George Edward Barrett was born in Nashville on Oct. 19, 1927, and attended Catholic schools. After graduating from Spring Hill College, a Jesuit school, he did graduate work at the University of Oxford in England. He graduated from Vanderbilt Law School in 1957.
In 1967, he formed what The New York Times called the first integrated law firm in the central South.
That year, he represented the National Farmers Organization, whose members were dumping milk their cows had produced to protest low prices. Mr. Barrett persuaded milk processors to accept a new price-setting formula, putting milk back on the market.

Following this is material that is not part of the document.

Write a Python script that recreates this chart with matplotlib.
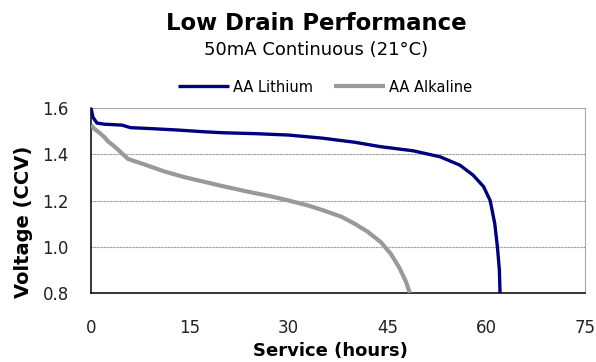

In 1968, he represented the Highlander Educational and Research Center in New Market, Tenn., which taught labor and community organizing and promoted folk culture, when it sued the Tennessee Legislature to halt its investigation of the center for possible links to communism.
After hearing Mr. Barrett’s argument, a federal judge ruled that although the Legislature had the authority to investigate, its resolution to open the investigation was “void on its face for vagueness and over-breadth.”
In 2003, Mr. Barrett won a $64 million settlement in an antitrust suit against Microsoft that accused the company of intentionally designing its software so that it would not work with other companies’ products.
He once represented the Ku Klux Klan in a First Amendment case, and in 2006 defended Brass Stables, a strip club, when new city regulations required patrons to keep three feet between themselves and the dancers.
In 2010, Mr. Barrett persuaded Gov. Phil Bredesen of Tennessee tocommute the death sentence of a woman who had spent 25 years on death row for hiring a man to kill her abusive husband.
Mr. Barrett’s marriage to the former Eloise McBride ended in divorce. He is survived by his daughters, Ann Louise Barrett Thomason, Mary Eloise Barrett Brewer and Kathryn Conroy Barrett Cain; his sister, Mary George Barrett, a Dominican nun; and 11 grandchildren.
“I’ve never really been part of the establishment,” Mr. Barrett told the Vanderbilt publication. “But if you live long enough, you become the respected eccentric.”